◆ **Problem**: Gather up every line that includes the string "page".

◆ **Given material**:
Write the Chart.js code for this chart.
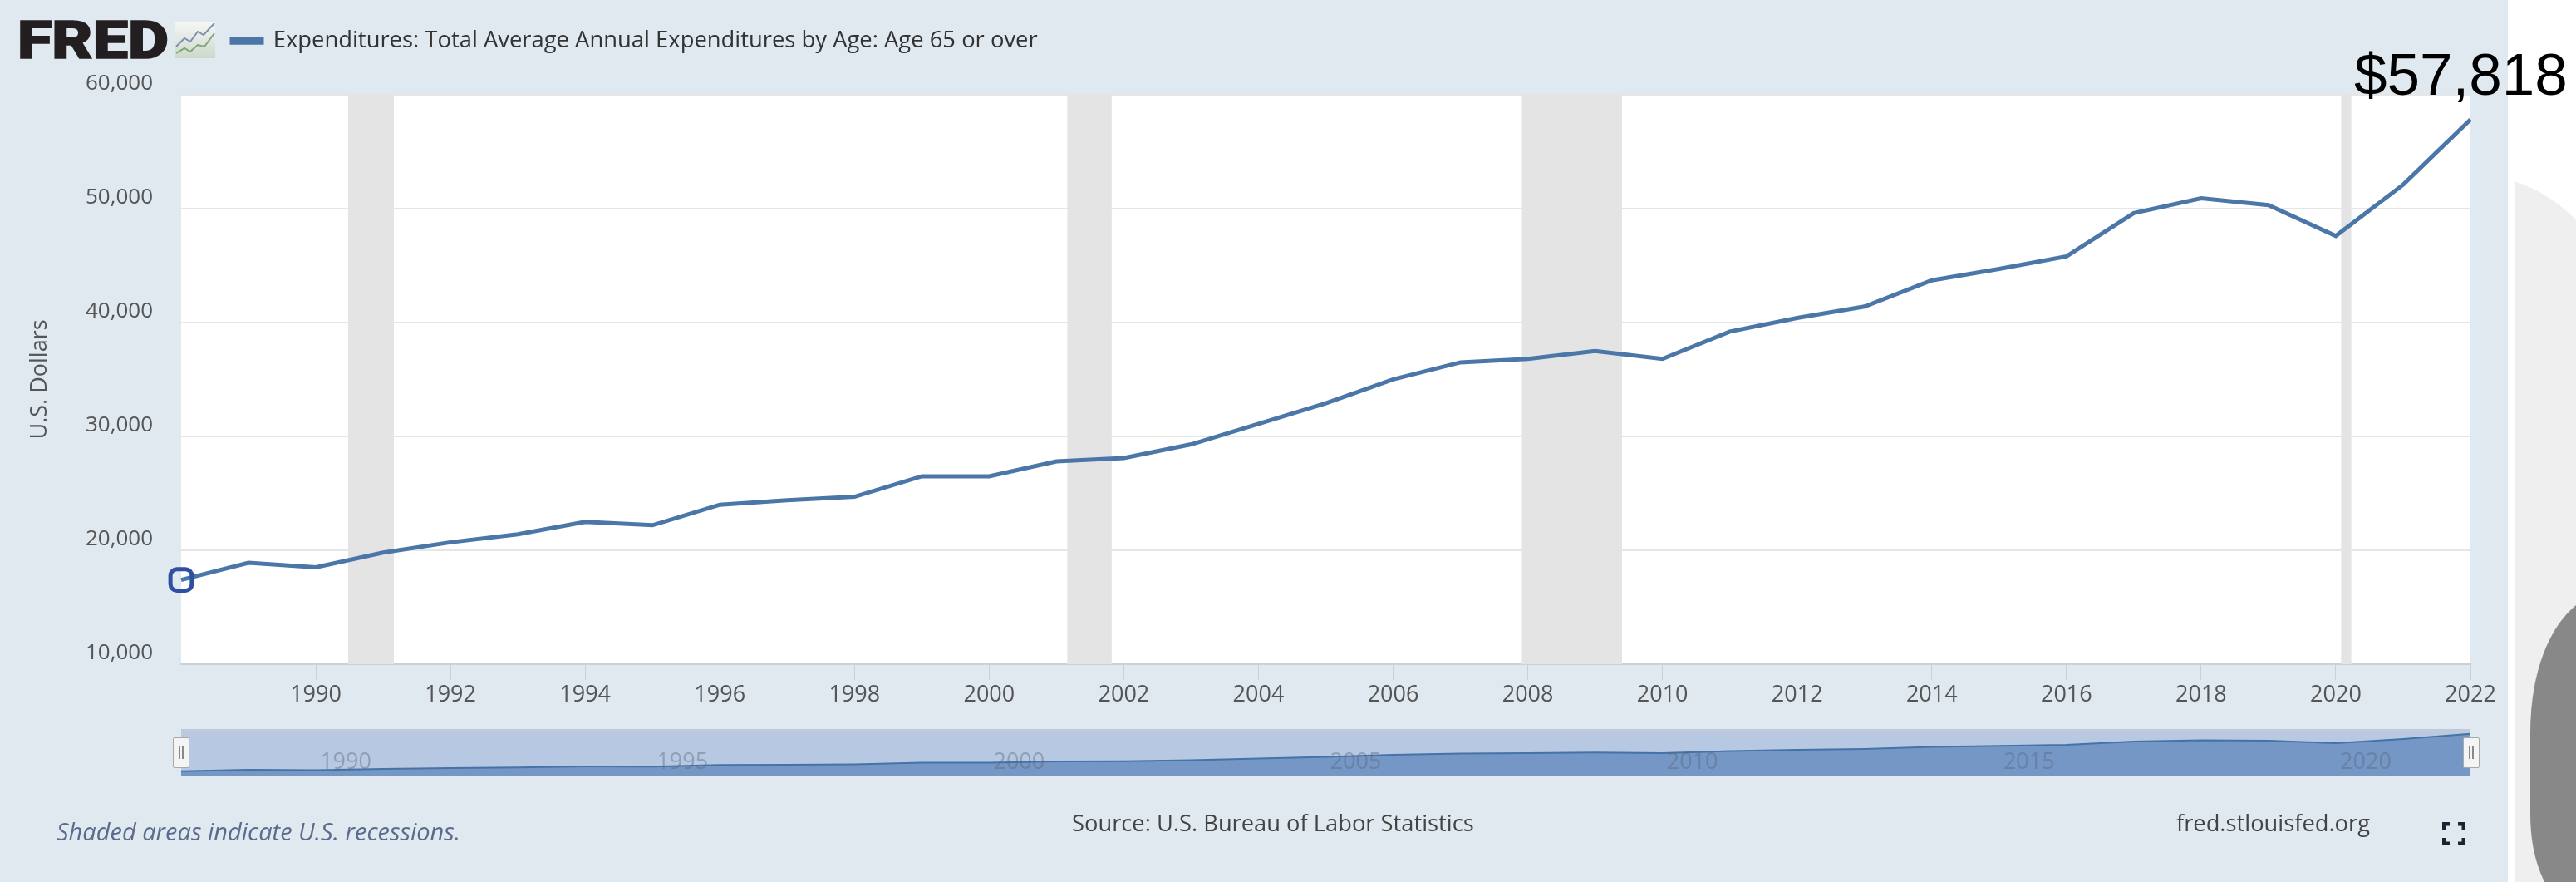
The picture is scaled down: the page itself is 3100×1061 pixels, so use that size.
<!DOCTYPE html>
<html>
<head>
<meta charset="utf-8">
<title>Expenditures: Total Average Annual Expenditures by Age: Age 65 or over</title>
<script src="https://cdn.jsdelivr.net/npm/chart.js@4/dist/chart.umd.min.js"></script>
<style>
html,body{margin:0;padding:0;background:#fff;overflow:hidden}
#page{position:relative;width:3100px;height:1061px;overflow:hidden;font-family:"Open Sans",sans-serif}
#panel{position:absolute;left:0;top:0;width:3018px;height:1061px;background:#e1e9f0}
#decor,#logo{position:absolute;left:0;top:0}
#main{position:absolute;left:0;top:0}
#nav{position:absolute;left:218px;top:877px}
.txt{position:absolute;white-space:nowrap;font-size:27px;line-height:30px}
.handle{position:absolute;top:887px;width:18px;height:35px;background:#f4f4f4;border:1px solid #a8a8a8;border-radius:2px;box-sizing:content-box}
.handle:before{content:"";position:absolute;left:6px;top:10px;width:2px;height:15px;background:#888;box-shadow:4px 0 0 #888}
</style>
</head>
<body>
<div id="page">
  <div id="panel"></div>
  <svg id="decor" width="3100" height="1061">
    <path d="M3026,218 Q3064,230 3100,264 L3100,1061 L3026,1061 Z" fill="#efefef"/>
    <path d="M3100,728 C3066,756 3045,812 3045,882 L3045,978 C3045,1015 3052,1040 3062,1061 L3100,1061 Z" fill="#888888"/>
  </svg>
  <canvas id="main" width="3100" height="1061"></canvas>
  <canvas id="nav" width="2755" height="57"></canvas>
  <div class="handle" style="left:208px"></div>
  <div class="handle" style="left:2964px"></div>
  <svg id="logo" width="300" height="90">
    <defs><linearGradient id="ig" x1="0" y1="0" x2="0" y2="1"><stop offset="0" stop-color="#f6f7f6"/><stop offset="1" stop-color="#cdd8cc"/></linearGradient></defs>
    <text x="21" y="70" font-family="Roboto" font-weight="900" font-size="63" fill="#231f20" stroke="#231f20" stroke-width="1.5" textLength="182" lengthAdjust="spacingAndGlyphs">FRED</text>
    <rect x="211" y="26" width="48" height="44" fill="url(#ig)"/>
    <polyline points="212,56 222,46 229,50 238,38 245,42 258,28" fill="none" stroke="#7f8fb0" stroke-width="2"/>
    <polyline points="212,64 222,58 229,62 238,54 246,56 258,40" fill="none" stroke="#7fa875" stroke-width="2"/>
  </svg>
  <div class="txt" style="left:68px;top:985px;font-size:29px;font-style:italic;color:#5b6b8c">Shaded areas indicate U.S. recessions.</div>
  <div class="txt" style="left:1290px;top:975px;font-size:27.3px;color:#444">Source: U.S. Bureau of Labor Statistics</div>
  <div class="txt" style="left:2619px;top:975px;font-size:27.3px;color:#444">fred.stlouisfed.org</div>
  <svg style="position:absolute;left:2939px;top:989px" width="28" height="28">
    <path d="M2,9V2H9 M19,2H26V9 M26,19V26H19 M9,26H2V19" fill="none" stroke="#1c2433" stroke-width="5"/>
  </svg>
</div>
<script>
const seriesName = "Expenditures: Total Average Annual Expenditures by Age: Age 65 or over";
const years = [1988,1989,1990,1991,1992,1993,1994,1995,1996,1997,1998,1999,2000,2001,2002,2003,2004,2005,2006,2007,2008,2009,2010,2011,2012,2013,2014,2015,2016,2017,2018,2019,2020,2021,2022];
const expenditures = [17400,18900,18500,19800,20700,21400,22500,22200,24000,24400,24700,26500,26500,27800,28100,29300,31100,32900,35000,36500,36800,37500,36800,39200,40400,41400,43700,44700,45800,49600,50900,50300,47600,52100,57818];
const xTicks = [1990,1992,1994,1996,1998,2000,2002,2004,2006,2008,2010,2012,2014,2016,2018,2020,2022];
const yTicks = [10000,20000,30000,40000,50000,60000];
const navLabels = [1990,1995,2000,2005,2010,2015,2020];
const recessionStart = [1990.48,2001.16,2007.9,2020.08];
const recessionEnd = [1991.16,2001.82,2009.4,2020.23];
const xMin = 1988, xMax = 2022, yMin = 10000, yMax = 60000;

const points = years.map((y,i)=>({x:y,y:expenditures[i]}));
const mainFont = '"Open Sans", sans-serif';

const framePlugin = {
  id:'frame',
  afterLayout(chart){
    chart.legend.left = 279 - 45.5;
    chart.legend.top = -10;
  },
  beforeDraw(chart){
    const {ctx,chartArea:a} = chart;
    ctx.save(); ctx.fillStyle='#ffffff';
    ctx.fillRect(a.left,a.top,a.right-a.left,a.bottom-a.top);
    ctx.restore();
  },
  beforeDatasetsDraw(chart){
    const {ctx,chartArea:a,scales:{x}} = chart;
    ctx.save(); ctx.fillStyle='#e4e4e4';
    recessionStart.forEach((s,i)=>{
      const l=x.getPixelForValue(s), r=x.getPixelForValue(recessionEnd[i]);
      ctx.fillRect(l,a.top,r-l,a.bottom-a.top);
    });
    ctx.restore();
  },
  afterDraw(chart){
    const {ctx} = chart;
    const last = expenditures[expenditures.length-1];
    ctx.save();
    ctx.font='71px "Liberation Sans", Arial, sans-serif';
    ctx.fillStyle='#000'; ctx.textAlign='left'; ctx.textBaseline='alphabetic';
    ctx.fillText('$'+last.toLocaleString('en-US'),2833,114);
    ctx.restore();
  }
};

new Chart(document.getElementById('main'),{
  type:'line',
  data:{datasets:[{
    label:seriesName,
    data:points,
    borderColor:'#4a76a8',
    backgroundColor:'#4572a7',
    borderWidth:5,
    tension:0,
    fill:false,
    clip:false,
    pointStyle:'rectRounded',
    pointRadius:c=>c.dataIndex===0?15:0,
    pointBorderColor:'#2f4fa3',
    pointBackgroundColor:'rgba(0,0,0,0)',
    pointBorderWidth:5
  }]},
  options:{
    responsive:false,animation:false,events:[],
    layout:{padding:{left:0,top:31,right:127,bottom:0}},
    plugins:{
      tooltip:{enabled:false},
      title:{display:false},
      legend:{
        display:true,position:'top',align:'start',
        labels:{boxWidth:36,boxHeight:4,padding:45.5,color:'#333',font:{family:mainFont,size:27.4,lineHeight:1}}
      }
    },
    scales:{
      x:{
        type:'linear',min:xMin,max:xMax,
        afterBuildTicks:a=>{a.ticks=xTicks.map(v=>({value:v}));},
        afterFit:s=>{s.height=262;},
        grid:{drawOnChartArea:false,drawTicks:true,tickLength:19,color:'#c8d0da',lineWidth:1},
        border:{color:'#c8d0da',width:2},
        ticks:{color:'#555',padding:2,maxRotation:0,autoSkip:false,font:{family:mainFont,size:27},callback:v=>String(v)}
      },
      y:{
        type:'linear',min:yMin,max:yMax,
        afterBuildTicks:a=>{a.ticks=yTicks.map(v=>({value:v}));},
        afterFit:s=>{s.width=218;},
        grid:{drawTicks:false,color:'#e6e6e6',lineWidth:2},
        border:{display:false},
        title:{display:true,text:'U.S. Dollars',color:'#555',font:{family:mainFont,size:27},padding:{top:32,bottom:0}},
        ticks:{color:'#555',padding:34,align:'end',font:{family:mainFont,size:26},callback:v=>v.toLocaleString('en-US')}
      }
    }
  },
  plugins:[framePlugin]
});

const navPlugin = {
  id:'navLabels',
  beforeDraw(chart){
    const {ctx,chartArea:a} = chart;
    const g = ctx.createLinearGradient(0,a.top,0,a.bottom);
    g.addColorStop(0,'#bfcadb'); g.addColorStop(0.2,'#b7c9e2'); g.addColorStop(1,'#b7c9e2');
    ctx.save(); ctx.fillStyle=g; ctx.fillRect(a.left,a.top,a.right-a.left,a.bottom-a.top); ctx.restore();
  },
  afterDatasetsDraw(chart){
    const {ctx,scales:{x}} = chart;
    ctx.save();
    ctx.font='27px '+mainFont; ctx.fillStyle='rgba(90,100,120,0.42)';
    ctx.textAlign='center'; ctx.textBaseline='middle';
    navLabels.forEach(v=>ctx.fillText(String(v),x.getPixelForValue(v)+36,40));
    ctx.restore();
  }
};

new Chart(document.getElementById('nav'),{
  type:'line',
  data:{datasets:[{
    data:points,
    borderColor:'#4572a7',borderWidth:2,
    backgroundColor:'#7497c6',
    fill:'start',tension:0,pointRadius:0,clip:false
  }]},
  options:{
    responsive:false,animation:false,events:[],
    layout:{padding:0},
    plugins:{legend:{display:false},tooltip:{enabled:false}},
    scales:{
      x:{type:'linear',min:xMin,max:xMax,display:false},
      y:{type:'linear',min:11700,max:63000,display:false}
    }
  },
  plugins:[navPlugin]
});
</script>
</body>
</html>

◆ **Solution for this task**:
The picture is scaled down: the page itself is 3100×1061 pixels, so use that size.
#page{position:relative;width:3100px;height:1061px;overflow:hidden;font-family:"Open Sans",sans-serif}
<div id="page">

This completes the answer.